_Records contained in a dataset_
— START —

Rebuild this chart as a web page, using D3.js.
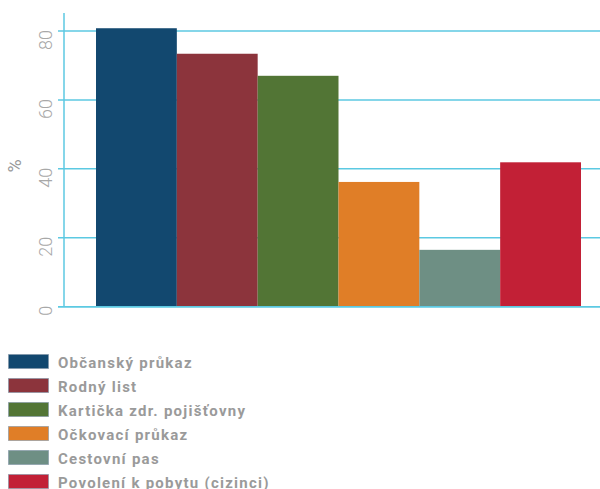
<!DOCTYPE html>
<html><head><meta charset="utf-8">
<script src="https://cdn.jsdelivr.net/npm/d3@7"></script>
<style>body{margin:0;background:#fff}</style>
</head><body>
<svg id="c" width="600" height="489"></svg>
<script>
const categories = ["Občanský průkaz","Rodný list","Kartička zdr. pojišťovny","Očkovací průkaz","Cestovní pas","Povolení k pobytu (cizinci)"];
const values = [80.8, 73.4, 67.0, 36.2, 16.5, 41.9];
const colors = ["#12486f","#8c343c","#527535","#e07e27","#6e8f84","#c22036"];
const yTicks = [0,20,40,60,80];

const svg = d3.select("#c");
const x = d3.scaleBand().domain(categories).range([96,581]).padding(0);
const y = d3.scaleLinear().domain([0,80]).range([306.7,31]);
const grid = "#5cc9e2";

// gridlines
svg.append("g").selectAll("line").data(yTicks).join("line")
  .attr("x1",58).attr("x2",600).attr("y1",d=>y(d)).attr("y2",d=>y(d))
  .attr("stroke",grid).attr("stroke-width",1.5);
// y axis line
svg.append("line").attr("x1",64).attr("x2",64).attr("y1",13).attr("y2",y(0))
  .attr("stroke",grid).attr("stroke-width",1.5);

// bars
svg.append("g").selectAll("rect").data(values).join("rect")
  .attr("x",(d,i)=>x(categories[i])).attr("width",x.bandwidth())
  .attr("y",d=>y(d)).attr("height",d=>y(0)-y(d))
  .attr("fill",(d,i)=>colors[i]);

// baseline on top
svg.append("line").attr("x1",58).attr("x2",600).attr("y1",y(0)).attr("y2",y(0))
  .attr("stroke",grid).attr("stroke-width",1.5);

// tick labels
svg.append("g").selectAll("text").data(yTicks).join("text")
  .attr("transform",d=>`translate(51.5,${y(d)-1}) rotate(-90)`)
  .attr("text-anchor","end")
  .attr("font-family","Roboto, sans-serif").attr("font-weight",300)
  .attr("font-size",18).attr("fill","#a8a8a8")
  .text(d=>d);

svg.append("text").attr("transform","translate(21,166) rotate(-90)")
  .attr("text-anchor","middle")
  .attr("font-family","Roboto, sans-serif")
  .attr("font-size",18).attr("fill","#999999").text("%");

// legend
const lg = svg.append("g").selectAll("g").data(categories).join("g")
  .attr("transform",(d,i)=>`translate(0,${354+i*24})`);
lg.append("rect").attr("x",8.5).attr("y",0.5).attr("width",40).attr("height",14)
  .attr("fill",(d,i)=>colors[i]).attr("stroke","#7f93a5").attr("stroke-width",1).attr("stroke-opacity",0.6);
lg.append("text").attr("x",58).attr("y",14.3)
  .attr("font-family","Roboto, sans-serif").attr("font-weight","bold")
  .attr("font-size",15).attr("letter-spacing",1.25).attr("fill","#9a9a9a")
  .text(d=>d);
</script>
</body></html>
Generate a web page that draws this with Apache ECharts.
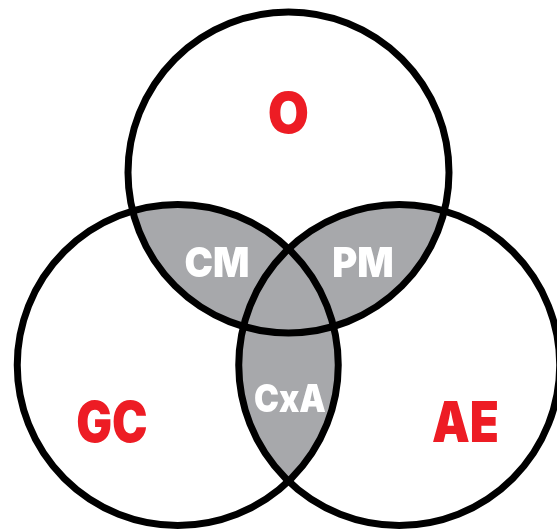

— END —

_Set task_
Skip the pictures and transcribe the rest of the records exactly.

_Written reply_
Rebuild this chart as a web page, using D3.js.
<!DOCTYPE html>
<html><head><meta charset="utf-8">
<script src="https://cdn.jsdelivr.net/npm/d3@7"></script>
<style>body{margin:0;background:#fff}</style>
</head><body>
<svg id="c" width="600" height="489"></svg>
<script>
const categories = ["Občanský průkaz","Rodný list","Kartička zdr. pojišťovny","Očkovací průkaz","Cestovní pas","Povolení k pobytu (cizinci)"];
const values = [80.8, 73.4, 67.0, 36.2, 16.5, 41.9];
const colors = ["#12486f","#8c343c","#527535","#e07e27","#6e8f84","#c22036"];
const yTicks = [0,20,40,60,80];

const svg = d3.select("#c");
const x = d3.scaleBand().domain(categories).range([96,581]).padding(0);
const y = d3.scaleLinear().domain([0,80]).range([306.7,31]);
const grid = "#5cc9e2";

// gridlines
svg.append("g").selectAll("line").data(yTicks).join("line")
  .attr("x1",58).attr("x2",600).attr("y1",d=>y(d)).attr("y2",d=>y(d))
  .attr("stroke",grid).attr("stroke-width",1.5);
// y axis line
svg.append("line").attr("x1",64).attr("x2",64).attr("y1",13).attr("y2",y(0))
  .attr("stroke",grid).attr("stroke-width",1.5);

// bars
svg.append("g").selectAll("rect").data(values).join("rect")
  .attr("x",(d,i)=>x(categories[i])).attr("width",x.bandwidth())
  .attr("y",d=>y(d)).attr("height",d=>y(0)-y(d))
  .attr("fill",(d,i)=>colors[i]);

// baseline on top
svg.append("line").attr("x1",58).attr("x2",600).attr("y1",y(0)).attr("y2",y(0))
  .attr("stroke",grid).attr("stroke-width",1.5);

// tick labels
svg.append("g").selectAll("text").data(yTicks).join("text")
  .attr("transform",d=>`translate(51.5,${y(d)-1}) rotate(-90)`)
  .attr("text-anchor","end")
  .attr("font-family","Roboto, sans-serif").attr("font-weight",300)
  .attr("font-size",18).attr("fill","#a8a8a8")
  .text(d=>d);

svg.append("text").attr("transform","translate(21,166) rotate(-90)")
  .attr("text-anchor","middle")
  .attr("font-family","Roboto, sans-serif")
  .attr("font-size",18).attr("fill","#999999").text("%");

// legend
const lg = svg.append("g").selectAll("g").data(categories).join("g")
  .attr("transform",(d,i)=>`translate(0,${354+i*24})`);
lg.append("rect").attr("x",8.5).attr("y",0.5).attr("width",40).attr("height",14)
  .attr("fill",(d,i)=>colors[i]).attr("stroke","#7f93a5").attr("stroke-width",1).attr("stroke-opacity",0.6);
lg.append("text").attr("x",58).attr("y",14.3)
  .attr("font-family","Roboto, sans-serif").attr("font-weight","bold")
  .attr("font-size",15).attr("letter-spacing",1.25).attr("fill","#9a9a9a")
  .text(d=>d);
</script>
</body></html>
Generate a web page that draws this with Apache ECharts.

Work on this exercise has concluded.